Networking and Security Group

Scalable Machine Learning Network Traffic Classification in Userspace

Project Background and Aims

Accurate traffic classification is important in many scenarios. For example, traffic classified as real-time can be prioritised over non-real-time traffic, or traffic classified as malicious can be blocked. Port numbers can no longer be used to accurately classify traffic and packet payload inspection is not possible in all situations. DIFFUSE [1] uses machine learning techniques to classify traffic based on observable traffic characteristics, such as packet lengths or inter-arrival times. DIFFUSE is integrated with the IPFW/Dummynet [2] firewall and traffic shaper and runs inside the FreeBSD or Linux kernel. More recently the author of IPFW/Dummynet also developed a fast userspace version based on netmap [3].

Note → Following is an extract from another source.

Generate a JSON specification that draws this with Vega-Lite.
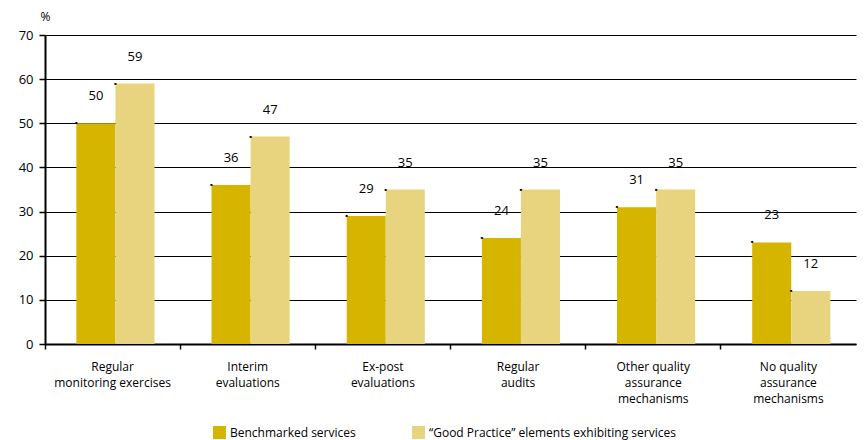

The goal of this project is to integrate the existing DIFFUSE kernel code into the userspace version of IPFW/Dummynet, test the integrated system, and document the integration and tests. The code should be developed for Linux (and/or FreeBSD). Further goals of the project are to propose an efficient method to update the Difffuse userspace version in the future when updated versions of the kernel code become available, and (if time permits) to carry out and document a very preliminary performance evaluation of the developed system.

Project Skills

The project team will require:

Project management skills
Basic knowledge of IP computer networks
Basic knowledge of FreeBSD or Linux (or ability to quickly obtain this knowledge)
Basic knowledge of C programming language (or ability to quickly learn C)

Initial References

DIFFUSE: http://www.caia.swin.edu.au/urp/diffuse/
IPFW/Dummynet: http://info.iet.unipi.it/~luigi/dummynet/
netmap-ipfw, https://github.com/luigirizzo/netmap-ipfw